The Federal Deposit Insurance Corp. also accuses Jarrett E. Woods Jr. of spending $7 million of depositors' money on himself during the thrift's final months in 1986.

The lawsuit, filed Friday, is one of the largest ever filed by the government against a savings and loan owner. In March, the FDIC filed a suit for the same amount against the accounting firm of Arthur Young, which audited Western's books. The latest suit accuses Woods and Western Capital, a corporation he controlled, of engaging in fraud and violating contracts.

"The losses suffered by the institution appear to exceed $1 billion, at least $560 million of which was the preventable result of the policies and practices implemented at Western by Jarrett E. Woods Jr. and Western Capital Corporation," the suit states.

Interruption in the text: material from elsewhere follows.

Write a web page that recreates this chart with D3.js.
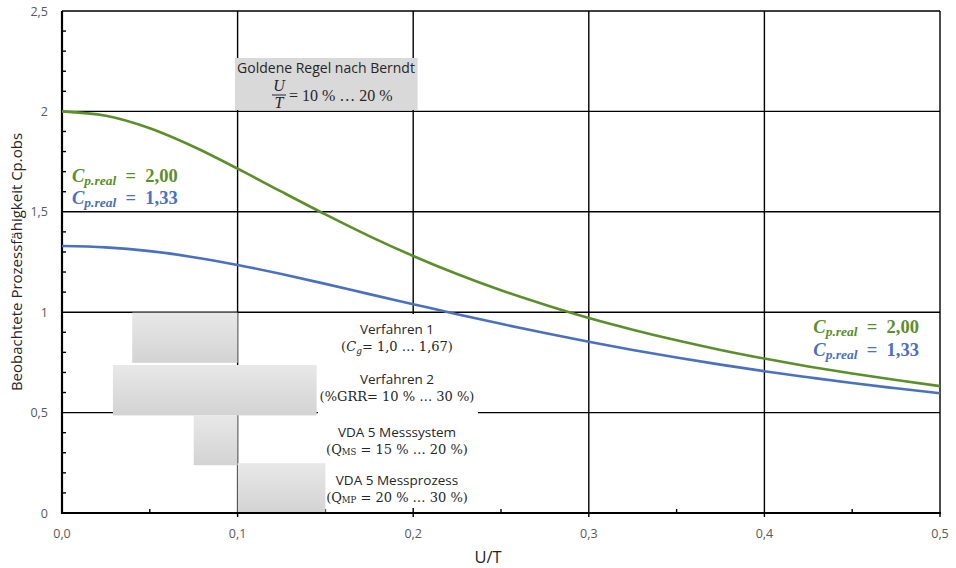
<!DOCTYPE html>
<html><head><meta charset="utf-8">
<script src="https://cdn.jsdelivr.net/npm/d3@7"></script>
<style>body{margin:0;background:#fff}svg{display:block}</style>
</head><body>
<svg id="c" width="956" height="568"></svg>
<script>
const utValues = [0,0.025,0.05,0.075,0.1,0.125,0.15,0.175,0.2,0.225,0.25,0.275,0.3,0.325,0.35,0.375,0.4,0.425,0.45,0.475,0.5];
const cpObs200 = [2.000,1.978,1.916,1.824,1.715,1.600,1.487,1.379,1.280,1.190,1.109,1.037,0.971,0.913,0.860,0.812,0.769,0.730,0.695,0.662,0.632];
const cpObs133 = [1.330,1.323,1.304,1.274,1.235,1.190,1.141,1.090,1.040,0.990,0.942,0.896,0.853,0.812,0.774,0.739,0.706,0.676,0.647,0.621,0.596];
const xTicks = [0,0.1,0.2,0.3,0.4,0.5];
const xTickLabels = ["0,0","0,1","0,2","0,3","0,4","0,5"];
const yTicks = [0,0.5,1,1.5,2,2.5];
const yTickLabels = ["0","0,5","1","1,5","2","2,5"];
// gray method ranges: [x0,x1,y0,y1]
const methodBoxes = [
  {name:"Verfahren 1", x0:0.04, x1:0.10, y0:0.748, y1:0.998},
  {name:"Verfahren 2", x0:0.029, x1:0.145, y0:0.486, y1:0.737},
  {name:"VDA 5 Messsystem", x0:0.075, x1:0.10, y0:0.238, y1:0.487},
  {name:"VDA 5 Messprozess", x0:0.10, x1:0.150, y0:0.0, y1:0.248}
];
const goldBox = {x0:0.0985, x1:0.2025, y0:2.007, y1:2.266};

const svg = d3.select("#c");
const m = {l:62, r:940, t:11, b:513};
const x = d3.scaleLinear().domain([0,0.5]).range([m.l,m.r]);
const y = d3.scaleLinear().domain([0,2.5]).range([m.b,m.t]);
const green = "#5b8f29", blue = "#4a70c0";
const sans = "'Open Sans', 'Noto Sans', sans-serif";
const serif = "'DejaVu Serif', 'Liberation Serif', serif";
const tserif = "'Liberation Serif', serif";

const defs = svg.append("defs");
const lg = defs.append("linearGradient").attr("id","gg").attr("x1",0).attr("y1",0).attr("x2",0).attr("y2",1);
lg.append("stop").attr("offset","0%").attr("stop-color","#e8e8e8");
lg.append("stop").attr("offset","100%").attr("stop-color","#d3d3d3");

// grid
const g = svg.append("g");
g.selectAll(".vg").data(xTicks.slice(1)).join("line")
  .attr("x1",d=>x(d)).attr("x2",d=>x(d)).attr("y1",m.t).attr("y2",m.b+4)
  .attr("stroke","#000").attr("stroke-width",1.4);
g.selectAll(".hg").data(yTicks.slice(1)).join("line")
  .attr("x1",m.l).attr("x2",m.r).attr("y1",d=>y(d)).attr("y2",d=>y(d))
  .attr("stroke","#000").attr("stroke-width",1.4);

// minor ticks
const xMinor = d3.range(0.05,0.5,0.1);
g.selectAll(".xm").data(xMinor).join("line")
  .attr("x1",d=>x(d)).attr("x2",d=>x(d)).attr("y1",m.b).attr("y2",m.b-4)
  .attr("stroke","#000").attr("stroke-width",1.4);
const yMinor = d3.range(0.1,2.5,0.1).filter(v=>Math.abs(v*2-Math.round(v*2))>0.01);
g.selectAll(".ym").data(yMinor).join("line")
  .attr("x1",m.l).attr("x2",m.l+4).attr("y1",d=>y(d)).attr("y2",d=>y(d))
  .attr("stroke","#000").attr("stroke-width",1.4);

// white text area behind method labels
svg.append("rect").attr("x",318).attr("y",314).attr("width",160).attr("height",194).attr("fill","#fff");

// gray boxes
svg.selectAll(".mb").data(methodBoxes).join("rect")
  .attr("x",d=>x(d.x0)).attr("width",d=>x(d.x1)-x(d.x0))
  .attr("y",d=>y(d.y1)).attr("height",d=>y(d.y0)-y(d.y1))
  .attr("fill","url(#gg)");
svg.append("rect").attr("x",x(goldBox.x0)).attr("width",x(goldBox.x1)-x(goldBox.x0))
  .attr("y",y(goldBox.y1)).attr("height",y(goldBox.y0)-y(goldBox.y1)).attr("fill","#d9d9d9");

// axes
svg.append("line").attr("x1",m.l).attr("x2",m.l).attr("y1",m.t).attr("y2",m.b+1).attr("stroke","#000").attr("stroke-width",2.2);
svg.append("line").attr("x1",m.l-1).attr("x2",m.r+1).attr("y1",m.b).attr("y2",m.b).attr("stroke","#000").attr("stroke-width",2.2);

// tick labels
svg.selectAll(".xl").data(xTicks).join("text")
  .attr("x",d=>x(d)).attr("y",538).attr("text-anchor","middle")
  .attr("font-family",sans).attr("font-size",12.5).attr("fill","#595959")
  .text((d,i)=>xTickLabels[i]);
svg.selectAll(".yl").data(yTicks).join("text")
  .attr("x",48).attr("y",d=>y(d)+4.5).attr("text-anchor","end")
  .attr("font-family",sans).attr("font-size",12.5).attr("fill","#595959")
  .text((d,i)=>yTickLabels[i]);

// axis titles
svg.append("text").attr("x",488).attr("y",563).attr("text-anchor","middle")
  .attr("font-family",sans).attr("font-size",16.5).attr("fill","#262626").text("U/T");
svg.append("text").attr("transform","translate(22,262) rotate(-90)").attr("text-anchor","middle")
  .attr("font-family",sans).attr("font-size",15).attr("fill","#262626").text("Beobachtete Prozessfähigkeit Cp.obs");

// curves
const line = d3.line().x((d,i)=>x(utValues[i])).y(d=>y(d)).curve(d3.curveMonotoneX);
svg.append("path").attr("d",line(cpObs200)).attr("fill","none").attr("stroke",green).attr("stroke-width",2.6);
svg.append("path").attr("d",line(cpObs133)).attr("fill","none").attr("stroke",blue).attr("stroke-width",2.6);

// method labels
const lab = svg.append("g").attr("font-family",sans).attr("font-size",13.5).attr("fill","#262626").attr("text-anchor","middle");
const cx = 397;
lab.append("text").attr("x",cx).attr("y",334).text("Verfahren 1");
let t = lab.append("text").attr("x",cx).attr("y",351).attr("font-family",serif).attr("font-size",13);
t.append("tspan").text("(");
t.append("tspan").attr("font-style","italic").text("C");
t.append("tspan").attr("font-style","italic").attr("font-size",9).attr("dy",3).text("g");
t.append("tspan").attr("dy",-3).text("=  1,0 … 1,67)");
lab.append("text").attr("x",cx).attr("y",384).text("Verfahren 2");
lab.append("text").attr("x",cx).attr("y",401).attr("font-family",serif).attr("font-size",13).text("(%GRR= 10 % … 30 %)");
lab.append("text").attr("x",cx).attr("y",437).text("VDA 5 Messsystem");
t = lab.append("text").attr("x",cx).attr("y",454).attr("font-family",serif).attr("font-size",13);
t.append("tspan").text("(Q");
t.append("tspan").attr("font-size",8.5).attr("dy",1).text("MS");
t.append("tspan").attr("dy",-1).text(" = 15 % … 20 %)");
lab.append("text").attr("x",cx).attr("y",485).text("VDA 5 Messprozess");
t = lab.append("text").attr("x",cx).attr("y",502).attr("font-family",serif).attr("font-size",13);
t.append("tspan").text("(Q");
t.append("tspan").attr("font-size",8.5).attr("dy",1).text("MP");
t.append("tspan").attr("dy",-1).text(" = 20 % … 30 %)");

// golden rule
lab.append("text").attr("x",326).attr("y",73).attr("font-size",14).text("Goldene Regel nach Berndt");
const gm = svg.append("g").attr("font-family",tserif).attr("font-size",16).attr("fill","#262626");
gm.append("text").attr("x",279).attr("y",91).attr("text-anchor","middle").attr("font-style","italic").text("U");
gm.append("line").attr("x1",272).attr("x2",286).attr("y1",95).attr("y2",95).attr("stroke","#262626").attr("stroke-width",1);
gm.append("text").attr("x",279).attr("y",108).attr("text-anchor","middle").attr("font-style","italic").text("T");
gm.append("text").attr("x",289).attr("y",101).text("= 10 % … 20 %");

// cp legends
function cpLabel(xp, yp, anchor, color, val){
  const tx = svg.append("text").attr("x",xp).attr("y",yp).attr("text-anchor",anchor)
    .attr("font-family",tserif).attr("font-size",18.5).attr("font-weight","bold").attr("fill",color);
  tx.append("tspan").attr("font-style","italic").text("C");
  tx.append("tspan").attr("font-style","italic").attr("font-size",13.5).attr("dy",3).text("p.real");
  tx.append("tspan").attr("dy",-3).text("\u2002=\u2002" + val);
}
cpLabel(72,182,"start",green,"2,00");
cpLabel(72,204,"start",blue,"1,33");
cpLabel(919,333,"end",green,"2,00");
cpLabel(919,356,"end",blue,"1,33");
</script>
</body></html>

Woods is accused of using thrift money to refinance his home, funneling millions into his children's trust funds, paying off a personal loan and paying himself an $800,000 bonus and a $41,667 monthly salary.

When federal regulators closed Western in 1986, examiners found "deficient or nonexistent appraisals, inadequate loan documentation, inaccurate accounting and shoddy record-keeping," the lawsuit states.

Woods claimed the thrift was solvent and that he had tried to find solutions to the examiners' concerns. He could not be reached for comment today.